CERN Accelerating science

New milestone for High Temperature Superconductors at UNIGE
by Carmine Senatore & Panos Charitos

Details of the innovative superconducting coil, conceived and manufactured by researchers from UNIGE and Bruker BioSpin. (Image: © L. Windels, UNIGE)

High field superconducting magnets are the enabling technology for particle colliders, modern magnetic medical imaging, magnetic resonance spectroscopy and fusion reactors. To further push the boundaries of science, enhancing resolution or energy, these devices call for ever increasing magnetic fields. However, solenoidal coils built with the Low Temperature Superconductors (LTS) NbTi and Nb3Sn are limited to around 23.5 T while accelerator dipole magnets based on LTS will most likely reach their ultimate performance at about 16 T.

Recent progresses in the technology of High Temperature Superconductors (HTS) and, in particular, in REBa2Cu3O7-x (REBCO, RE = rare earth) coated conductors (CCs) have paved a way for the development of all-superconducting solenoids capable of generating fields in the range of 30 T, i.e. well beyond the limits of the present technology. However, the development of REBCO magnets still poses several fundamental and engineering challenges.

Carmine Senatore, Professor at the University of Geneva (UNIGE) is actively working in the study of applied superconductivity and through EuroCirCol is working for the development of high-field magnets for a future circular collider based on Nb3Sn under the scope of the FCC Study and EuroCirCol project. Senarore, also works on the development of HTS magnets. He is deputy leader of one of the working packages of EuCARD2 (WP 10.2) exploring different HTS conductor concepts and aiming to manufacture conductor prototypes to feed the HTS accelerator magnet demonstration program, which is the scope of WP10.

Recently his research group in the University of Geneva achieved the goal of generating a magnetic field of 25 T and, thus, obtaining the European record of highest superconducting generated magnetic field. Researchers at UNIGE worked closely with Bruker BioSpin to combine a Bruker laboratory magnet producing 21 T, already installed at UNIGE, with an innovative superconducting insert coil that allowed to increase the field by an additional 4 T. This means that in total, a field well beyond the 23.5 T reachable with conventional superconducting coils could be generated.

Piotr Komorowski, R&D engineer at Bruker and Professor Carmine Senator (UNIGE) pointing to the record field of 25T (Credits: UNIGE)

Concerning the scope of the project, Senatore says: «high magnetic fields are an indispensable tool for research in physics and material science as well as medical applications. This technological need represents the driver for the development of HTS, as they are the only means to generate fields well above 20 T». Riccardo Tediosi, manager of Bruker BioSpin’s Superconducting Technologies group adds: "the successful test of the 25 T coil represents a positive test-bench of ideas that we are developing for the next-generation HTS-based NMR magnets.

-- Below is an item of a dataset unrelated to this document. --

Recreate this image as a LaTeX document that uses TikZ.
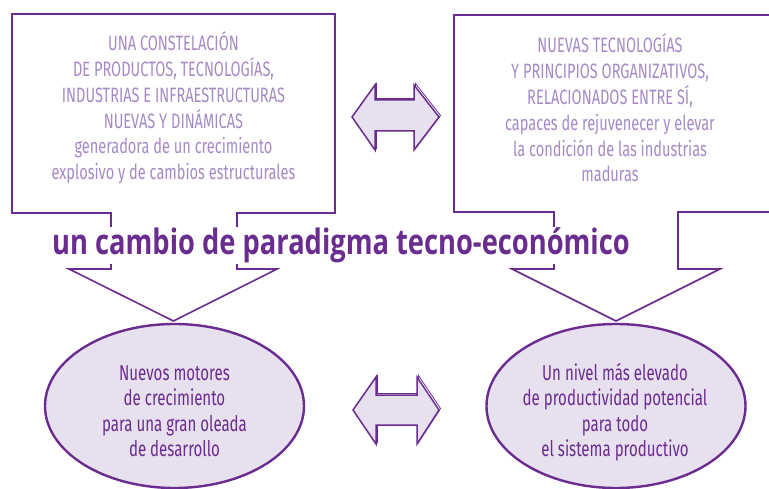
\documentclass[tikz,border=0pt]{standalone}
\usepackage{fontspec}
\usepackage{tikz}
\usetikzlibrary{shapes.geometric}
\newfontfamily\boxfont[FakeStretch=0.7]{Fira Sans}
\newfontfamily\headfont[FakeStretch=0.78]{Open Sans}
\definecolor{violeta}{HTML}{6A2C8E}
\definecolor{lila}{HTML}{A58AC5}
\definecolor{lilafondo}{HTML}{E7E0EF}

\begin{document}
\begin{tikzpicture}[x=1pt, y=-1pt,
      callout/.style={draw=violeta, line width=1.6pt, line join=miter},
      boxtxt/.style={align=center, text=lila, font=\boxfont\fontsize{20.8}{25.8}\selectfont},
      oval/.style={ellipse, draw=violeta, line width=2.4pt, fill=lilafondo, minimum width=259pt, minimum height=164pt, inner sep=0pt},
      ovaltxt/.style={align=center, text=violeta, font=\boxfont\fontsize{21.5}{25.5}\selectfont},
      dblarr/.style={draw=violeta, line width=1.5pt, fill=lilafondo, line join=miter}
    ]
    \useasboundingbox (0,0) rectangle (769,489);

    % Top row: two callout boxes, stems pointing down
    \draw[callout] (12,14) -- (335,14) -- (335,213) -- (237,213) -- (237,269) -- (277,269)
      -- (173.5,321) -- (69,269) -- (111,269) -- (111,213) -- (12,213) -- cycle;
    \draw[callout] (454,15) -- (800,15) -- (800,212) -- (678,212) -- (678,269) -- (720,269)
      -- (616,321) -- (512,269) -- (554,269) -- (554,212) -- (454,212) -- cycle;

    \node[boxtxt] (constelacion) at (173.5,108) {UNA CONSTELACIÓN\\DE PRODUCTOS, TECNOLOGÍAS,\\INDUSTRIAS E INFRAESTRUCTURAS\\NUEVAS Y DINÁMICAS\\generadora de un crecimiento\\explosivo y de cambios estructurales};
    \node[boxtxt] (tecnologias) at (610,108) {NUEVAS TECNOLOGÍAS\\Y PRINCIPIOS ORGANIZATIVOS,\\RELACIONADOS ENTRE SÍ,\\capaces de rejuvenecer y elevar\\la condición de las industrias\\maduras};

    % Middle: title over the stems
    \node[fill=white, inner xsep=0pt, inner ysep=1pt, anchor=base, text=violeta,
      font=\headfont\bfseries\fontsize{35}{35}\selectfont] (paradigma) at (341,255) {un cambio de paradigma tecno-económico};

    % Bottom row: two ovals
    \node[oval] (motores) at (174.5,406) {};
    \node[ovaltxt] (motorestxt) at (174.5,411) {Nuevos motores\\de crecimiento\\para una gran oleada\\de desarrollo};
    \node[oval] (nivel) at (616,406) {};
    \node[ovaltxt] (niveltxt) at (615,412) {Un nivel más elevado\\de productividad potencial\\para todo\\el sistema productivo};

    % Double arrows between the columns
    \draw[dblarr, fill=none, line width=0.8pt, shift={(1.5,-1.5)}] (352,117) -- (375,85) -- (375,100) -- (414,100) -- (414,85)
      -- (439,117) -- (414,150) -- (414,131) -- (375,131) -- (375,150) -- cycle;
    \draw[dblarr] (352,117) -- (375,85) -- (375,100) -- (414,100) -- (414,85)
      -- (439,117) -- (414,150) -- (414,131) -- (375,131) -- (375,150) -- cycle;
    \draw[dblarr, fill=none, line width=0.8pt, shift={(1.5,-1.5)}] (353,410) -- (376,377) -- (376,395) -- (417,395) -- (417,377)
      -- (439,410) -- (417,444) -- (417,425) -- (376,425) -- (376,444) -- cycle;
    \draw[dblarr] (353,410) -- (376,377) -- (376,395) -- (417,395) -- (417,377)
      -- (439,410) -- (417,444) -- (417,425) -- (376,425) -- (376,444) -- cycle;
  \end{tikzpicture}
\end{document}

We see that commercial breakthroughs in this field are at reach and 2017-2018 is going to be a very exciting period for Bruker and the NMR community."

The REBCO tapes used to achieve the 25 T in the solenoidal magnet are also studied under EuCARD-2 to build a dipole demonstrator able to generate 5 T in standalone configuration. It is then planned to use the same dipole demonstrator in a background field allowing to reach fields of up to 20 T. The 20 T target in the dipole compared to the 25 T reached in the solenoid should not generate confusion. Compared to solenoids, accelerator magnets are different “animals”: they need compact windings for reason of efficiency and cost, very high currents to ease protection, and they experience large forces transverse to the cable. Simple electromagnetics tells us, they require the double of ampere-turns to generate the same field.

However, there is much in common between the 25 T development based on REBCO coils and the goals of EuCARD-2. Senatore explains: We investigated the electrical, mechanical and thermo-physical properties of commercial REBCO tapes from all over the world. The results of these studies guided the choice of the commercial tape to be used for our insert coil and at the same time provided important inputs to the development of the conductor for the dipole prototype of EuCARD-2. The EuCARD-2 dipole will use these tapes in the form of a Roebel cable, a century old technology used for electrical machines. First winding tests have been performed, in various geometries, and a small coil is presently in test at CERN to validate the manufacturing process that will be used for the final magnet, planned for 2017.